- _EXERCISE DESCRIPTION_: Return the data exactly, with all pictures removed.
###
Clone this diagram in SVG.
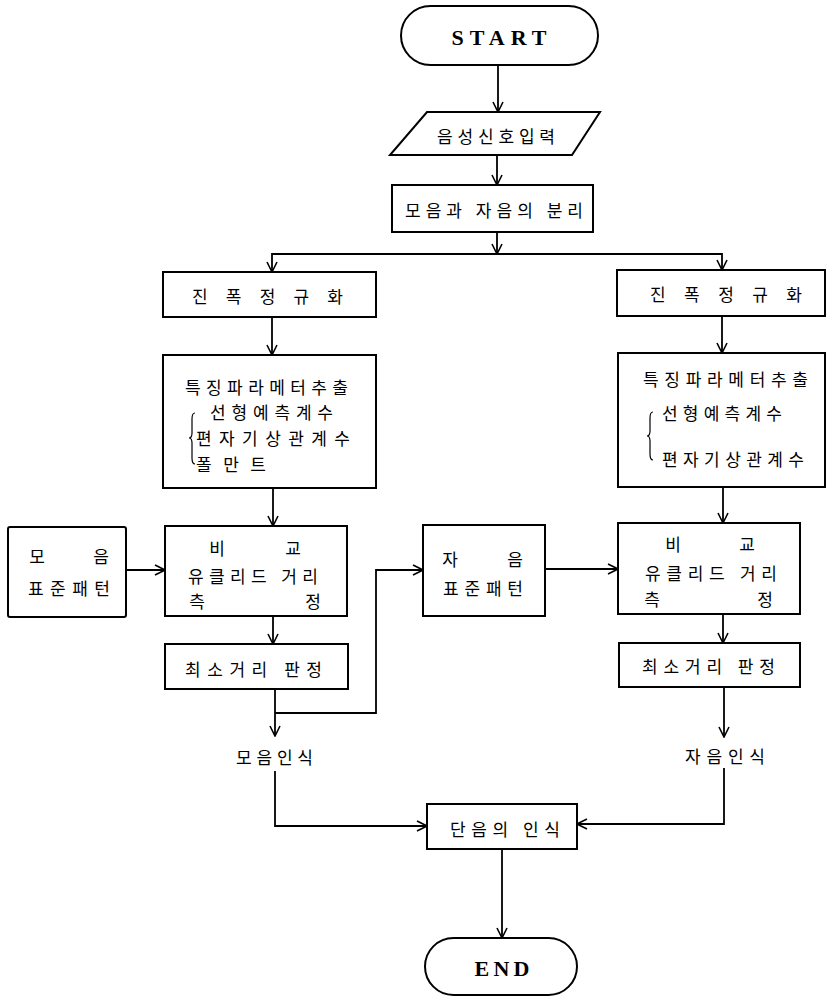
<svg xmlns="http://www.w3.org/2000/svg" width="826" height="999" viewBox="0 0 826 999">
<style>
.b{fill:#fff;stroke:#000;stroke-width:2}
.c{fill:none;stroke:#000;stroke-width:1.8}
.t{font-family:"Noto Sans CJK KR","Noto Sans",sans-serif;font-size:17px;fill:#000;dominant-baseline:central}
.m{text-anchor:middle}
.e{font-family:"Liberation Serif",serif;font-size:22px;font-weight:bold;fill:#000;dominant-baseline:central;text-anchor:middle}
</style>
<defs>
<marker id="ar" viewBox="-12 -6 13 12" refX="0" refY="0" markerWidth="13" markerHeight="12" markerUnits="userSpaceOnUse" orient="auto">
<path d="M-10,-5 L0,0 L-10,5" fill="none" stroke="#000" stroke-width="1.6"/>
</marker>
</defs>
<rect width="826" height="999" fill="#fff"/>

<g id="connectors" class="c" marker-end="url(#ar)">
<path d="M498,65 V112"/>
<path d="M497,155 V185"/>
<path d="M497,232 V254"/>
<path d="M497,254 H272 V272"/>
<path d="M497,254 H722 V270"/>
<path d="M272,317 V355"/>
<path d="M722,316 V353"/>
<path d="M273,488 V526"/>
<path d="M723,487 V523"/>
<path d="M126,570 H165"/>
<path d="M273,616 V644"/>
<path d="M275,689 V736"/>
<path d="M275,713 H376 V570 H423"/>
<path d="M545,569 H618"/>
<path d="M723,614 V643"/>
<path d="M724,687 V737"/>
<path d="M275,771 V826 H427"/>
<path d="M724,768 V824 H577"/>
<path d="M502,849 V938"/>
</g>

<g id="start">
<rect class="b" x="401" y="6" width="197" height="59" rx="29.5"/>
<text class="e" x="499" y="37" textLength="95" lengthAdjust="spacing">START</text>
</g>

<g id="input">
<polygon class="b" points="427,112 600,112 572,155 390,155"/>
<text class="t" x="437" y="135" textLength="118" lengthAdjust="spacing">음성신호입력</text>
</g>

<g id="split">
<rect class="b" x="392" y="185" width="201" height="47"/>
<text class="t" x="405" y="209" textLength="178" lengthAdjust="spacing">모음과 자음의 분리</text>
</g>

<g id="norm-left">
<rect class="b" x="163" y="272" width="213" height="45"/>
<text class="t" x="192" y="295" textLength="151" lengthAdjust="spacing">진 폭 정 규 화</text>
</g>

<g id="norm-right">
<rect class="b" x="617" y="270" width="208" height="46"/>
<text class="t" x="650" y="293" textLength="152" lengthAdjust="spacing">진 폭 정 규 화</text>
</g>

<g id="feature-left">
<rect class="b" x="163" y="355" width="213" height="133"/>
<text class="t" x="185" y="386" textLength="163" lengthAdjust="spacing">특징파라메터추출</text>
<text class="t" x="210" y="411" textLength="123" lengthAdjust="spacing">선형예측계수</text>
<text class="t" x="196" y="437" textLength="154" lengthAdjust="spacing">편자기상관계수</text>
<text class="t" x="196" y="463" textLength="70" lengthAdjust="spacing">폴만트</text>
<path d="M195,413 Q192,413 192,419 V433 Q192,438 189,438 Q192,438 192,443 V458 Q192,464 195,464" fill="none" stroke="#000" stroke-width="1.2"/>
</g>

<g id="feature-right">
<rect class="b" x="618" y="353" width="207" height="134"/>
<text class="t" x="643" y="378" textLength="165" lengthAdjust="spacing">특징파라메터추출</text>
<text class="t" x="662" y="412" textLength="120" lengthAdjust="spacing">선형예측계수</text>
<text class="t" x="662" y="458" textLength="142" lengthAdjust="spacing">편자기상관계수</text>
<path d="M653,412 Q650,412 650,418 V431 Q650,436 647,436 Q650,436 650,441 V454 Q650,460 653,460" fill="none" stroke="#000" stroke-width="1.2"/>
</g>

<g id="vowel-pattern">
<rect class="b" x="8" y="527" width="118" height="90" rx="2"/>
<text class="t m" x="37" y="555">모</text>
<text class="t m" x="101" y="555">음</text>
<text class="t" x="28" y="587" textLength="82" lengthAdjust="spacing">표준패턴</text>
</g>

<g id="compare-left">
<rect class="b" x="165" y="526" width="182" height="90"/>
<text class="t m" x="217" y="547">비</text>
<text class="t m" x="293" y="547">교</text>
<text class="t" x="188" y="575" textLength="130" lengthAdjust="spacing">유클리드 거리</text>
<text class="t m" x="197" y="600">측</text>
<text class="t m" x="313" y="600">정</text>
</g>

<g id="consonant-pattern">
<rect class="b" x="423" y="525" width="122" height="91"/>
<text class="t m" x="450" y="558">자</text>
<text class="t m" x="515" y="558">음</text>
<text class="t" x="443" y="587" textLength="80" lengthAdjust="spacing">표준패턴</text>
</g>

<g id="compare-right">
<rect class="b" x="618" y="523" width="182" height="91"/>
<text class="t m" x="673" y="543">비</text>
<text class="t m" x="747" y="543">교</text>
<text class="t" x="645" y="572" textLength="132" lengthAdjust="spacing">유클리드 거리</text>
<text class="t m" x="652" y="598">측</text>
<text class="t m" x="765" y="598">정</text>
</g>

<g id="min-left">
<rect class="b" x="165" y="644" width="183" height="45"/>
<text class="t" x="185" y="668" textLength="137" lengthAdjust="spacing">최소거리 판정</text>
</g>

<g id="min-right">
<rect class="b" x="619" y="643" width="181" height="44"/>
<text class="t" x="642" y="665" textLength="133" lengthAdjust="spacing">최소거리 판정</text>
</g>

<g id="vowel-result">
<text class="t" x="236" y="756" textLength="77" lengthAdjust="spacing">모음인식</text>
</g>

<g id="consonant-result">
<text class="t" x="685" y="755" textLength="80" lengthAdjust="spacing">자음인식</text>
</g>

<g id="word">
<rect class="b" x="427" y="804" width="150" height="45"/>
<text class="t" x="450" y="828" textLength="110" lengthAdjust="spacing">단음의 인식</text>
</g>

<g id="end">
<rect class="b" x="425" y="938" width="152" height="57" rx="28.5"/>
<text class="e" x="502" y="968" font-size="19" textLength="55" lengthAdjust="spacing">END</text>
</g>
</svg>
###
- _TASK SOLUTION_:
Clone this diagram in SVG.
<svg xmlns="http://www.w3.org/2000/svg" width="826" height="999" viewBox="0 0 826 999">
<style>
.b{fill:#fff;stroke:#000;stroke-width:2}
.c{fill:none;stroke:#000;stroke-width:1.8}
.t{font-family:"Noto Sans CJK KR","Noto Sans",sans-serif;font-size:17px;fill:#000;dominant-baseline:central}
.m{text-anchor:middle}
.e{font-family:"Liberation Serif",serif;font-size:22px;font-weight:bold;fill:#000;dominant-baseline:central;text-anchor:middle}
</style>
<defs>
<marker id="ar" viewBox="-12 -6 13 12" refX="0" refY="0" markerWidth="13" markerHeight="12" markerUnits="userSpaceOnUse" orient="auto">
<path d="M-10,-5 L0,0 L-10,5" fill="none" stroke="#000" stroke-width="1.6"/>
</marker>
</defs>
<rect width="826" height="999" fill="#fff"/>

<g id="connectors" class="c" marker-end="url(#ar)">
<path d="M498,65 V112"/>
<path d="M497,155 V185"/>
<path d="M497,232 V254"/>
<path d="M497,254 H272 V272"/>
<path d="M497,254 H722 V270"/>
<path d="M272,317 V355"/>
<path d="M722,316 V353"/>
<path d="M273,488 V526"/>
<path d="M723,487 V523"/>
<path d="M126,570 H165"/>
<path d="M273,616 V644"/>
<path d="M275,689 V736"/>
<path d="M275,713 H376 V570 H423"/>
<path d="M545,569 H618"/>
<path d="M723,614 V643"/>
<path d="M724,687 V737"/>
<path d="M275,771 V826 H427"/>
<path d="M724,768 V824 H577"/>
<path d="M502,849 V938"/>
</g>

<g id="start">
<rect class="b" x="401" y="6" width="197" height="59" rx="29.5"/>
<text class="e" x="499" y="37" textLength="95" lengthAdjust="spacing">START</text>
</g>

<g id="input">
<polygon class="b" points="427,112 600,112 572,155 390,155"/>
<text class="t" x="437" y="135" textLength="118" lengthAdjust="spacing">음성신호입력</text>
</g>

<g id="split">
<rect class="b" x="392" y="185" width="201" height="47"/>
<text class="t" x="405" y="209" textLength="178" lengthAdjust="spacing">모음과 자음의 분리</text>
</g>

<g id="norm-left">
<rect class="b" x="163" y="272" width="213" height="45"/>
<text class="t" x="192" y="295" textLength="151" lengthAdjust="spacing">진 폭 정 규 화</text>
</g>

<g id="norm-right">
<rect class="b" x="617" y="270" width="208" height="46"/>
<text class="t" x="650" y="293" textLength="152" lengthAdjust="spacing">진 폭 정 규 화</text>
</g>

<g id="feature-left">
<rect class="b" x="163" y="355" width="213" height="133"/>
<text class="t" x="185" y="386" textLength="163" lengthAdjust="spacing">특징파라메터추출</text>
<text class="t" x="210" y="411" textLength="123" lengthAdjust="spacing">선형예측계수</text>
<text class="t" x="196" y="437" textLength="154" lengthAdjust="spacing">편자기상관계수</text>
<text class="t" x="196" y="463" textLength="70" lengthAdjust="spacing">폴만트</text>
<path d="M195,413 Q192,413 192,419 V433 Q192,438 189,438 Q192,438 192,443 V458 Q192,464 195,464" fill="none" stroke="#000" stroke-width="1.2"/>
</g>

<g id="feature-right">
<rect class="b" x="618" y="353" width="207" height="134"/>
<text class="t" x="643" y="378" textLength="165" lengthAdjust="spacing">특징파라메터추출</text>
<text class="t" x="662" y="412" textLength="120" lengthAdjust="spacing">선형예측계수</text>
<text class="t" x="662" y="458" textLength="142" lengthAdjust="spacing">편자기상관계수</text>
<path d="M653,412 Q650,412 650,418 V431 Q650,436 647,436 Q650,436 650,441 V454 Q650,460 653,460" fill="none" stroke="#000" stroke-width="1.2"/>
</g>

<g id="vowel-pattern">
<rect class="b" x="8" y="527" width="118" height="90" rx="2"/>
<text class="t m" x="37" y="555">모</text>
<text class="t m" x="101" y="555">음</text>
<text class="t" x="28" y="587" textLength="82" lengthAdjust="spacing">표준패턴</text>
</g>

<g id="compare-left">
<rect class="b" x="165" y="526" width="182" height="90"/>
<text class="t m" x="217" y="547">비</text>
<text class="t m" x="293" y="547">교</text>
<text class="t" x="188" y="575" textLength="130" lengthAdjust="spacing">유클리드 거리</text>
<text class="t m" x="197" y="600">측</text>
<text class="t m" x="313" y="600">정</text>
</g>

<g id="consonant-pattern">
<rect class="b" x="423" y="525" width="122" height="91"/>
<text class="t m" x="450" y="558">자</text>
<text class="t m" x="515" y="558">음</text>
<text class="t" x="443" y="587" textLength="80" lengthAdjust="spacing">표준패턴</text>
</g>

<g id="compare-right">
<rect class="b" x="618" y="523" width="182" height="91"/>
<text class="t m" x="673" y="543">비</text>
<text class="t m" x="747" y="543">교</text>
<text class="t" x="645" y="572" textLength="132" lengthAdjust="spacing">유클리드 거리</text>
<text class="t m" x="652" y="598">측</text>
<text class="t m" x="765" y="598">정</text>
</g>

<g id="min-left">
<rect class="b" x="165" y="644" width="183" height="45"/>
<text class="t" x="185" y="668" textLength="137" lengthAdjust="spacing">최소거리 판정</text>
</g>

<g id="min-right">
<rect class="b" x="619" y="643" width="181" height="44"/>
<text class="t" x="642" y="665" textLength="133" lengthAdjust="spacing">최소거리 판정</text>
</g>

<g id="vowel-result">
<text class="t" x="236" y="756" textLength="77" lengthAdjust="spacing">모음인식</text>
</g>

<g id="consonant-result">
<text class="t" x="685" y="755" textLength="80" lengthAdjust="spacing">자음인식</text>
</g>

<g id="word">
<rect class="b" x="427" y="804" width="150" height="45"/>
<text class="t" x="450" y="828" textLength="110" lengthAdjust="spacing">단음의 인식</text>
</g>

<g id="end">
<rect class="b" x="425" y="938" width="152" height="57" rx="28.5"/>
<text class="e" x="502" y="968" font-size="19" textLength="55" lengthAdjust="spacing">END</text>
</g>
</svg>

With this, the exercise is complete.